(Items from a data source)
"""

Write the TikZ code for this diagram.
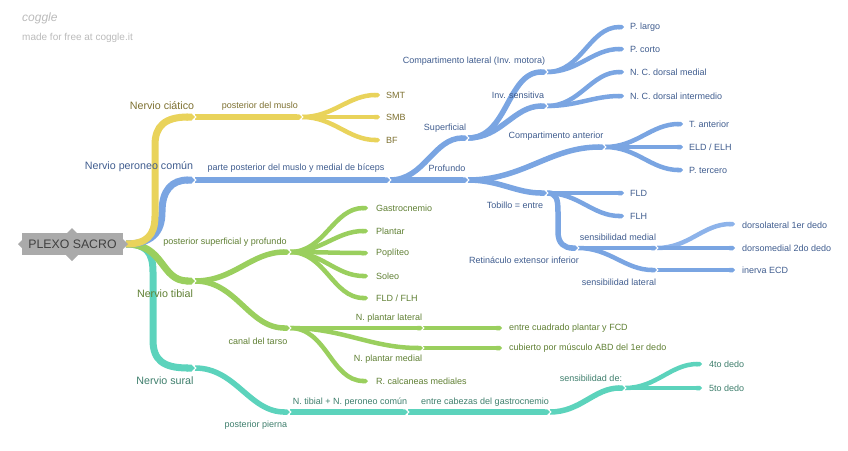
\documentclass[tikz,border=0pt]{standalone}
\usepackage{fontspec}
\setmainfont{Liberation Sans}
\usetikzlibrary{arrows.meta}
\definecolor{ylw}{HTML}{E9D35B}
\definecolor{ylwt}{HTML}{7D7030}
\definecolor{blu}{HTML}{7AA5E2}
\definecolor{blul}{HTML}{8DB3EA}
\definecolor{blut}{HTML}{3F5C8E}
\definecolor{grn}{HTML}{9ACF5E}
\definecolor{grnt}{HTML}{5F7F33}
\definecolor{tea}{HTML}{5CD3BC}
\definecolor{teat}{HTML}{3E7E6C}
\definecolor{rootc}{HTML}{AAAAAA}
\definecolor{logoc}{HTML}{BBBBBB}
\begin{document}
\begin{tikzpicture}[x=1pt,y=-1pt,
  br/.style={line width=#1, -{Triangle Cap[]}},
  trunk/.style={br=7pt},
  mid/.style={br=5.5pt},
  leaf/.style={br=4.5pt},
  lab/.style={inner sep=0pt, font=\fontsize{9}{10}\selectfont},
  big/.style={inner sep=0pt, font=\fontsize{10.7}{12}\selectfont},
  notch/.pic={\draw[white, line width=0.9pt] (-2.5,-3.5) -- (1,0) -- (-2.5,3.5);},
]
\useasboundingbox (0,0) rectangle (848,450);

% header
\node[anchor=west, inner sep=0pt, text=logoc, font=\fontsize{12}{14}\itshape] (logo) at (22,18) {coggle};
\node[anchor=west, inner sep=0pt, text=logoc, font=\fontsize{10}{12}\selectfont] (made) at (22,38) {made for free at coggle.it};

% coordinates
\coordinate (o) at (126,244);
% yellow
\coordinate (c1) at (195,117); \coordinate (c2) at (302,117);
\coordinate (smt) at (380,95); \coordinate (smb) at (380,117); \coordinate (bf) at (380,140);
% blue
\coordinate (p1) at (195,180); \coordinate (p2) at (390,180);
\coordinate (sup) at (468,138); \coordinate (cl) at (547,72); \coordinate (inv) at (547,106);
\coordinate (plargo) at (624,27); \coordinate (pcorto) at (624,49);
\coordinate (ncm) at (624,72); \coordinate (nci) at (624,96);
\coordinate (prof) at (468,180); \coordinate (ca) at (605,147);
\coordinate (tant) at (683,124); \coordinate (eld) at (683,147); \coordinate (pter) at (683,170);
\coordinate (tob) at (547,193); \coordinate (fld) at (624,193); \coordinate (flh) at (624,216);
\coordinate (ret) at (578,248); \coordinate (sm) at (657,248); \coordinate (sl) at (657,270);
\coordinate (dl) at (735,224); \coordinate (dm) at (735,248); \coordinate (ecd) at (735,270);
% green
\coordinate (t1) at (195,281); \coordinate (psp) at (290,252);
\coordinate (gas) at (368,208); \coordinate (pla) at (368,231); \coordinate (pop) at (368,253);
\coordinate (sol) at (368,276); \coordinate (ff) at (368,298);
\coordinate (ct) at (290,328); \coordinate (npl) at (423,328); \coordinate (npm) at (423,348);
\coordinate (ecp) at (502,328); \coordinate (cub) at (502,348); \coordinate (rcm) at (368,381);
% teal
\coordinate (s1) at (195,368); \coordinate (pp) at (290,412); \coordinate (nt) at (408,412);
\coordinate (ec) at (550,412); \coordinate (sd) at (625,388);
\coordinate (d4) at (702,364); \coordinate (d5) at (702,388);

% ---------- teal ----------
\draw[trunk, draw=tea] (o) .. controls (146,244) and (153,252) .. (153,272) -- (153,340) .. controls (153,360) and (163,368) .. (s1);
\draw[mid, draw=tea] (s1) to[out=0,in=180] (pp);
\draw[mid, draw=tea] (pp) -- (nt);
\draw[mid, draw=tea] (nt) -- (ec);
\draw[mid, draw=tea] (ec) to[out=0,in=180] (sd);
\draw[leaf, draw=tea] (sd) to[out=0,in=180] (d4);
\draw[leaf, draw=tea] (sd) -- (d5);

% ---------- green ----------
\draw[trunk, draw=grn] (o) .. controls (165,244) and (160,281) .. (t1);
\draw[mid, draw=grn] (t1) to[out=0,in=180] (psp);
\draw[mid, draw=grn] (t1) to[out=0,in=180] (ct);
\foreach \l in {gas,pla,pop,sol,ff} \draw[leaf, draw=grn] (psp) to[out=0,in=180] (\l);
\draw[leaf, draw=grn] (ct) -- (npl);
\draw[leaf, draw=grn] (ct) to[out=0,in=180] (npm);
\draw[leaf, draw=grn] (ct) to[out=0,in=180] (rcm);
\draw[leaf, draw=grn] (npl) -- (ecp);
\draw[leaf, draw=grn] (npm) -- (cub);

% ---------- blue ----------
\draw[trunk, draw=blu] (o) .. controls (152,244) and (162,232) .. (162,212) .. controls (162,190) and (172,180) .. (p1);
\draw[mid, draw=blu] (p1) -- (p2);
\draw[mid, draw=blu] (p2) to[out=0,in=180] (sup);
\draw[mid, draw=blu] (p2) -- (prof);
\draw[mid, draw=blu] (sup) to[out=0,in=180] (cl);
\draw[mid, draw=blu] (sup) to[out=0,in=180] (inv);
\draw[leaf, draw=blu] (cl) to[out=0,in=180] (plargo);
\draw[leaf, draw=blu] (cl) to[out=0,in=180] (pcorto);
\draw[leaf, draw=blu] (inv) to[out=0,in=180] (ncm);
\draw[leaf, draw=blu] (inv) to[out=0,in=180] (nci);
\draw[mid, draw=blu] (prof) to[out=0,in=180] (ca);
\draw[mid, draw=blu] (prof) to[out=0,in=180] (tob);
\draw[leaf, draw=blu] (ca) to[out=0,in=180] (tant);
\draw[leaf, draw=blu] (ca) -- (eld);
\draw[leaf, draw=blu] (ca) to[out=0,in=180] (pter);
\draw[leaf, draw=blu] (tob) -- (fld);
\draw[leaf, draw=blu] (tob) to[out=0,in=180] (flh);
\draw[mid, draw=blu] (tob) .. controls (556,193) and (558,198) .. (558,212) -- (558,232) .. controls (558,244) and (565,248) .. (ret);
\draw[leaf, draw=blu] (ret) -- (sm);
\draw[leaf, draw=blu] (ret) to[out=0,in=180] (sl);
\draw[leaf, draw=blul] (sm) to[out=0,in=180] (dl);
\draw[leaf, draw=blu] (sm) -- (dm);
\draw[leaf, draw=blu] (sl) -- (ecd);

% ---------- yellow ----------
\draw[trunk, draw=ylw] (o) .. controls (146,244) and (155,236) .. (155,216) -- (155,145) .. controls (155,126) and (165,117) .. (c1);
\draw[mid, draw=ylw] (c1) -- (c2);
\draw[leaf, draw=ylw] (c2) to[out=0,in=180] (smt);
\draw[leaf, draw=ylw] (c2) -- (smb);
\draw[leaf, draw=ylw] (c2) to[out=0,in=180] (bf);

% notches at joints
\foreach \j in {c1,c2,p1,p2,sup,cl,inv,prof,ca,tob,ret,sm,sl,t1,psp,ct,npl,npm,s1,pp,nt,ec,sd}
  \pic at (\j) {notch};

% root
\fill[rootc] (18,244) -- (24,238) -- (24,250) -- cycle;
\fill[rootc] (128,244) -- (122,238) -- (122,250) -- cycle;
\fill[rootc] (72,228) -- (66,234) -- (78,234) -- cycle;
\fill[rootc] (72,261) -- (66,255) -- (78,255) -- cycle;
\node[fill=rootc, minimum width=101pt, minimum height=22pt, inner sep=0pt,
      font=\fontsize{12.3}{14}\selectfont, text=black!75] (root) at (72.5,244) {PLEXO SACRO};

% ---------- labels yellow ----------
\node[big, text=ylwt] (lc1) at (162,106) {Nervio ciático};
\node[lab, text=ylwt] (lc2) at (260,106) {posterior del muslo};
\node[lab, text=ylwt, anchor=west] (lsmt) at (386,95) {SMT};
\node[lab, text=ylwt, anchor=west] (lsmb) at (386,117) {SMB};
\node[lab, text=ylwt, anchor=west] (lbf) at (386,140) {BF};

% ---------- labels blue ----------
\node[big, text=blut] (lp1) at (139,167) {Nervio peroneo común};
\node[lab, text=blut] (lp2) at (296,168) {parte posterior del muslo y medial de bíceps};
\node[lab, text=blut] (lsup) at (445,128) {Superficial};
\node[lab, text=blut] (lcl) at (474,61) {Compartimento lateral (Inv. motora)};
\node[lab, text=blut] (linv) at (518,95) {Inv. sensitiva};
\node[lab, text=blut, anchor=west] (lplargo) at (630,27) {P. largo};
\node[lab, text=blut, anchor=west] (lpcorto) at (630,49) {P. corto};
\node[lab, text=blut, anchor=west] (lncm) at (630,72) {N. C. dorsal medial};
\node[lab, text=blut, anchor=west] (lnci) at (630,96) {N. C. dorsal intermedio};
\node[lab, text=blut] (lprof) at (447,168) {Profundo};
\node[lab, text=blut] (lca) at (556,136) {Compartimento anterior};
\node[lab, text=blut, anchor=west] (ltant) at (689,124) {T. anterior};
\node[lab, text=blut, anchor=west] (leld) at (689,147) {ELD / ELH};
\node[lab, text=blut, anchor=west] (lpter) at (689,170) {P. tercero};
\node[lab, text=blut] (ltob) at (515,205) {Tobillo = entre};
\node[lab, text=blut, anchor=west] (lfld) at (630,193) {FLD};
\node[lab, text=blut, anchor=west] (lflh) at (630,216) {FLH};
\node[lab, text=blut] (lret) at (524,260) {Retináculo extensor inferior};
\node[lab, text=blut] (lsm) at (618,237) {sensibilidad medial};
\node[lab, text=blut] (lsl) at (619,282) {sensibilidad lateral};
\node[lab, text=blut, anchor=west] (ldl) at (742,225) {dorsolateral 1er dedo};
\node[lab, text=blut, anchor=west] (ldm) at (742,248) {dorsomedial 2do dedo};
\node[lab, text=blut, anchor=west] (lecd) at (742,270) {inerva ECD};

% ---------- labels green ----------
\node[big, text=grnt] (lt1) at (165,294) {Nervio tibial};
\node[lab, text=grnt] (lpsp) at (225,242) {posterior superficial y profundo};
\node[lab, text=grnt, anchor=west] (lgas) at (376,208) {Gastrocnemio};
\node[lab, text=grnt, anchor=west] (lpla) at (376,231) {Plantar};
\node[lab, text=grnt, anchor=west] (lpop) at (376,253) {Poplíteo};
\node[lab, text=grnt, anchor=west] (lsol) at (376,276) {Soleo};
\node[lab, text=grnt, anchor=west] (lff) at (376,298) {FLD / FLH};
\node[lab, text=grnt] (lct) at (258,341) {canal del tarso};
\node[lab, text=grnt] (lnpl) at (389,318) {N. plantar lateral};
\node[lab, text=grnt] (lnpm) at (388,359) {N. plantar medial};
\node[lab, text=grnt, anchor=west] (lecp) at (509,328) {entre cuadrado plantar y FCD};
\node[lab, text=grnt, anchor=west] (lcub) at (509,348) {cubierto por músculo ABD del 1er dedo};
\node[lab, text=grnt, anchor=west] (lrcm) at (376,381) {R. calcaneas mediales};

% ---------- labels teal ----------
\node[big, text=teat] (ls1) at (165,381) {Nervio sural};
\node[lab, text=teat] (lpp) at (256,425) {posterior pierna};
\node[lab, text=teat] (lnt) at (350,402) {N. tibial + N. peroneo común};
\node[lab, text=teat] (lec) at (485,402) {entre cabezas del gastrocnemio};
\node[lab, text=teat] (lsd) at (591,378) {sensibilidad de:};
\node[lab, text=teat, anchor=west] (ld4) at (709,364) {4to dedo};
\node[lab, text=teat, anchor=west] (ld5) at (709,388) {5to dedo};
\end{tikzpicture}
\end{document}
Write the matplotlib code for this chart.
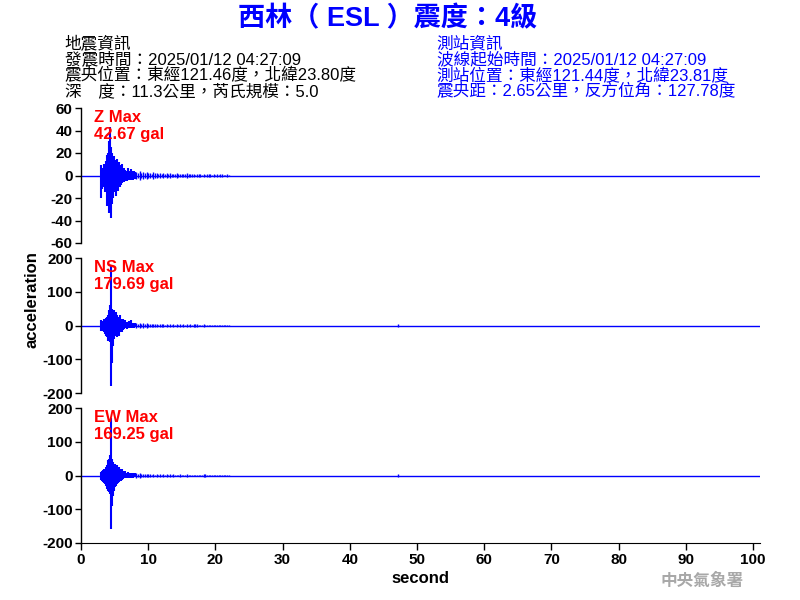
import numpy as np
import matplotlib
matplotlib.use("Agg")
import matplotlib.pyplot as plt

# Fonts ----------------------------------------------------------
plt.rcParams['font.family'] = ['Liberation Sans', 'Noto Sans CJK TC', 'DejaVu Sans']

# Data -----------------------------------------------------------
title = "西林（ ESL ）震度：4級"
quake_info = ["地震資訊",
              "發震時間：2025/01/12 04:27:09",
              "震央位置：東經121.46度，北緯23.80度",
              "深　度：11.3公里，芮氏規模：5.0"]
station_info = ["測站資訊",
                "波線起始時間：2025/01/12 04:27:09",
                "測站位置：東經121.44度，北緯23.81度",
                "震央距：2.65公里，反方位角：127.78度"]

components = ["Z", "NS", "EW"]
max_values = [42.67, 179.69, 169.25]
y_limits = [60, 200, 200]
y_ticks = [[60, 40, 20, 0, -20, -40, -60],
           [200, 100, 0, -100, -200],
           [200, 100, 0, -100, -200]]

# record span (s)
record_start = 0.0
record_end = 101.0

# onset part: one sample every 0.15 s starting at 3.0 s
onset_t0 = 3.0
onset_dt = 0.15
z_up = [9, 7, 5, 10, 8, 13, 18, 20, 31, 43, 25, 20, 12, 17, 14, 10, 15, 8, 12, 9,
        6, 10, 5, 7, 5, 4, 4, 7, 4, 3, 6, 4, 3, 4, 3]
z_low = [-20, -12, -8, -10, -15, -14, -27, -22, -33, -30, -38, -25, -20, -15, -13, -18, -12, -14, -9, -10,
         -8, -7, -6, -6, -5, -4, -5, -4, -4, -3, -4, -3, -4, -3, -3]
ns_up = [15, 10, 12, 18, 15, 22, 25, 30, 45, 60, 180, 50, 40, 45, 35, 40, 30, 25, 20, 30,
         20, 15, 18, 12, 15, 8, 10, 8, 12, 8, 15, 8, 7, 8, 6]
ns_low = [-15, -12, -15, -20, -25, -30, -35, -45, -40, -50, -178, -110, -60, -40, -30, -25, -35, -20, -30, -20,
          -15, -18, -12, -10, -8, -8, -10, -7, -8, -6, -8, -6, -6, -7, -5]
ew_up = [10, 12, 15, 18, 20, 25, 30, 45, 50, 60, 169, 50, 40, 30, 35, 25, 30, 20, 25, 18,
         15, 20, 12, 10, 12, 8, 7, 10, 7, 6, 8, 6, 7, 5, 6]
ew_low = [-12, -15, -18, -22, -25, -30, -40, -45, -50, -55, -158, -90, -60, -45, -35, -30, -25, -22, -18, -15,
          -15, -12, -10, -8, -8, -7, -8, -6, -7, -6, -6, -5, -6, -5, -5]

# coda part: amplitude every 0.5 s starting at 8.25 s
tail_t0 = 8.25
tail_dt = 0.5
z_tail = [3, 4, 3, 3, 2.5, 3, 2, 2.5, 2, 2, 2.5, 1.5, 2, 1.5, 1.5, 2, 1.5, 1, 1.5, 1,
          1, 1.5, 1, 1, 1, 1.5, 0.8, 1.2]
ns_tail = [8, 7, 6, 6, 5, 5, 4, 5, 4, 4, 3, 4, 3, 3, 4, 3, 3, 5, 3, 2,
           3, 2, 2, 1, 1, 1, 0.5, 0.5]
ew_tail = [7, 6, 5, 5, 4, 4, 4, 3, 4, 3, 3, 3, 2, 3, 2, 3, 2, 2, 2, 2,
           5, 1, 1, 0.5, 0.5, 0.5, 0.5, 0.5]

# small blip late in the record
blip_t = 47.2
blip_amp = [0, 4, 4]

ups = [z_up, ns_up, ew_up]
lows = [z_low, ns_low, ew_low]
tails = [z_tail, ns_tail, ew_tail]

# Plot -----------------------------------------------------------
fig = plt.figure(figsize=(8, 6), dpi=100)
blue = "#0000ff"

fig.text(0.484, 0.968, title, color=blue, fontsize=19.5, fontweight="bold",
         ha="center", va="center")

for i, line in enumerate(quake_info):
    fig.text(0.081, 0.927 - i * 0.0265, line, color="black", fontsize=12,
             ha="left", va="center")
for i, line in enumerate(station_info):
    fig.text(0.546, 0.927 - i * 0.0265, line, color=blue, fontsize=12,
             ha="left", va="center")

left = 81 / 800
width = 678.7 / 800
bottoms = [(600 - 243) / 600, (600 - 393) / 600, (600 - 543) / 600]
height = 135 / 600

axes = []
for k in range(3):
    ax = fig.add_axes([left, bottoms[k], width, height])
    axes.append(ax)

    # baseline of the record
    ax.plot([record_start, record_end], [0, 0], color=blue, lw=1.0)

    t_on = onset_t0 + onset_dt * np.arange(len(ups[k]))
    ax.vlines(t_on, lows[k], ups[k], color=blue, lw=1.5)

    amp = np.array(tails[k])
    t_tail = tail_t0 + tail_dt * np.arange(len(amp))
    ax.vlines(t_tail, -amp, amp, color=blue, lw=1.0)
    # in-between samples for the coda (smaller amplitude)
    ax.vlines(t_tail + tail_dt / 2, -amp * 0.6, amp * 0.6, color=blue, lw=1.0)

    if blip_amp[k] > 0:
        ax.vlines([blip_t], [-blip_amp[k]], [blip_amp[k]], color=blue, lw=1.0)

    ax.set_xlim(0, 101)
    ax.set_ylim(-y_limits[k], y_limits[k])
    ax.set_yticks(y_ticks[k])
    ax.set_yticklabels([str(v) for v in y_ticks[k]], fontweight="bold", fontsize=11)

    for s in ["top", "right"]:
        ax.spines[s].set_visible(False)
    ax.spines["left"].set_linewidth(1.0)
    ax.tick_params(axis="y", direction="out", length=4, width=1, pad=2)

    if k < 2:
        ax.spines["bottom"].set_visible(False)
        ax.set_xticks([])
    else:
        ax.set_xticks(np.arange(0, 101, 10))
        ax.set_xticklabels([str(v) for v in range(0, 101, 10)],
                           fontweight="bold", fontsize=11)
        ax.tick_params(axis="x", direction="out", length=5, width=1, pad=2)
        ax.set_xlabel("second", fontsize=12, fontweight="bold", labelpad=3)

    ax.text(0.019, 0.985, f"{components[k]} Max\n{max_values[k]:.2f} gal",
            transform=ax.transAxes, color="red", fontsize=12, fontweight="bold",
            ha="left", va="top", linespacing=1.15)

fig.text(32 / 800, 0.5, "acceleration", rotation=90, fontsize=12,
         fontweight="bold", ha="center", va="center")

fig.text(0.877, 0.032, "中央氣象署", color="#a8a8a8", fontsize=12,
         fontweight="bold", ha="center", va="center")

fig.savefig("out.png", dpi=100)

"""

■ What the task requires: In the records above, find the line containing "(made) at (22,38)" and output every line from the first through that one, exactly, omitting pictures.

■ Response to the exercise:
Write the TikZ code for this diagram.
\documentclass[tikz,border=0pt]{standalone}
\usepackage{fontspec}
\setmainfont{Liberation Sans}
\usetikzlibrary{arrows.meta}
\definecolor{ylw}{HTML}{E9D35B}
\definecolor{ylwt}{HTML}{7D7030}
\definecolor{blu}{HTML}{7AA5E2}
\definecolor{blul}{HTML}{8DB3EA}
\definecolor{blut}{HTML}{3F5C8E}
\definecolor{grn}{HTML}{9ACF5E}
\definecolor{grnt}{HTML}{5F7F33}
\definecolor{tea}{HTML}{5CD3BC}
\definecolor{teat}{HTML}{3E7E6C}
\definecolor{rootc}{HTML}{AAAAAA}
\definecolor{logoc}{HTML}{BBBBBB}
\begin{document}
\begin{tikzpicture}[x=1pt,y=-1pt,
  br/.style={line width=#1, -{Triangle Cap[]}},
  trunk/.style={br=7pt},
  mid/.style={br=5.5pt},
  leaf/.style={br=4.5pt},
  lab/.style={inner sep=0pt, font=\fontsize{9}{10}\selectfont},
  big/.style={inner sep=0pt, font=\fontsize{10.7}{12}\selectfont},
  notch/.pic={\draw[white, line width=0.9pt] (-2.5,-3.5) -- (1,0) -- (-2.5,3.5);},
]
\useasboundingbox (0,0) rectangle (848,450);

% header
\node[anchor=west, inner sep=0pt, text=logoc, font=\fontsize{12}{14}\itshape] (logo) at (22,18) {coggle};
\node[anchor=west, inner sep=0pt, text=logoc, font=\fontsize{10}{12}\selectfont] (made) at (22,38) {made for free at coggle.it};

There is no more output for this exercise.